During the European Central Bank forum, host Francine Laqua asked Powell, “If you’re speaking out to the American people to try and help them understand how long it will take for, you know, monetary policy to go back to something that resembles normalcy … what would you tell them?

“I would say that we fully understand and appreciate … the pain people are going through dealing with higher inflation, that we have the tools to address that and the resolve to use them, and that we are committed to and will succeed in getting inflation down to two percent,” he responded.

“The process is likely, highly likely to involve some pain, but the worst pain would be from failing to address this high inflation and allowing it to become persistent,” Powell added.

Powell’s comments come as inflation has reached the highest rate in more than 40 years with prices rising 8.6% from May 2021 to May 2022, according to a new report from the Bureau of Labor Statistics.

In order to bring down inflation, the Federal Reserve increased the interest rate by 0.75% earlier this month – the highest increase since 1994 – and warned of additional increases in the interest rate in the future.

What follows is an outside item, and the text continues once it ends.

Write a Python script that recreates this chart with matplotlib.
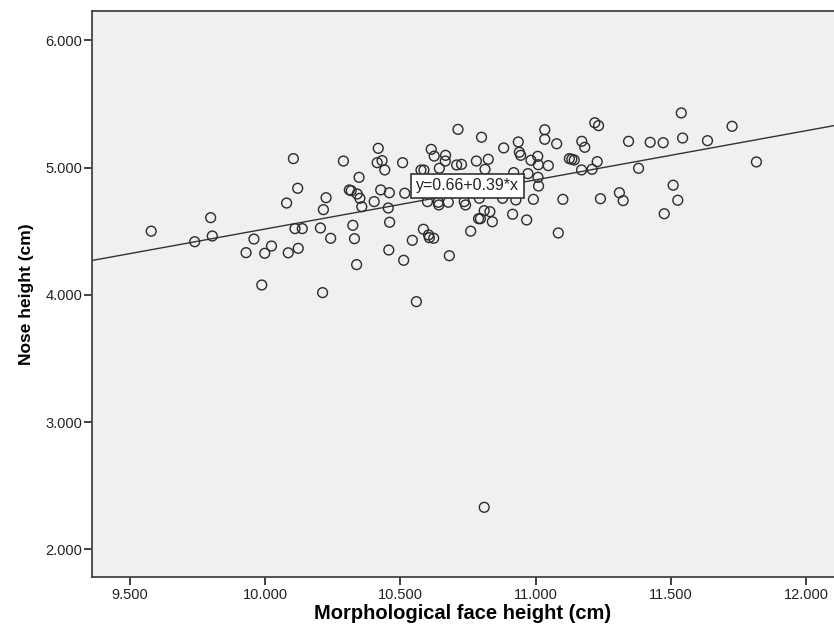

“The three-quarter-point hike brings the federal funds rate to between 1.5% and 1.75%. The federal funds rate dictates what it costs for banks to borrow money from each other. And, generally, higher interest rates mean it’s more expensive for consumers to get a mortgage, obtain a loan to buy a vehicle and to carry a balance on a credit card,” NBC News reported. “The expected effect of these changes is that consumers will spend less and the heightened demand for goods — one of the drivers of inflation — will slow down.”